To begin with, it would be clear that the poem "Pale Fire" is a fairly straight autobiographical account of certain elements of Shade's life. So far, so good. Then the reader would be confronted by a clearly fictitious commentary by an invented Kinbote, during which "John Shade" appears as a character in his own novel. The real Shade is of course alive -- probably on a book tour! -- and since the book is "a novel by John Shade," there is no Kinbote. No reader would be in the least doubt about any of this.

In my opinion, this would allow our hypothetical reader to view Kinbote (and Botkin, if the reader is clever enough to spot him) in the way I suggested in my earlier post: as alter egos through whom Shade explores self-images of transcendence.

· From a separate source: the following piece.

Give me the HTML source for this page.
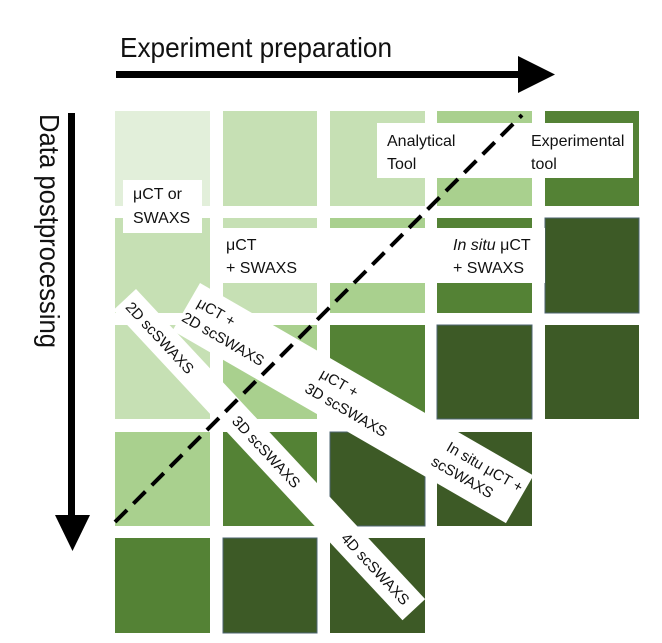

He postulates his own death and imagines two possible ways he might "live on in the reflected sky." His readers will of course perceive that the real pathos here is his longing for Hazel's immortality as well.

Now, we can contrast this imaginary reading of John Shade's "Pale Fire" with the actual response we have to VN's "Pale Fire." In our world, John Shade does not exist. He is a character invented by VN. And the crucial point is this: Therefore, Kinbote and/or Botkin exist on the same level of reality as Shade. CK (and/or VB) and Shade share the fictional space, so to speak. We must accept both Shade and CK/VB as characters on an equal metaphysical footing. Whereas in the counterfactual world that received John Shade's "Pale Fire," readers know that Shade is real and CK/VB is not.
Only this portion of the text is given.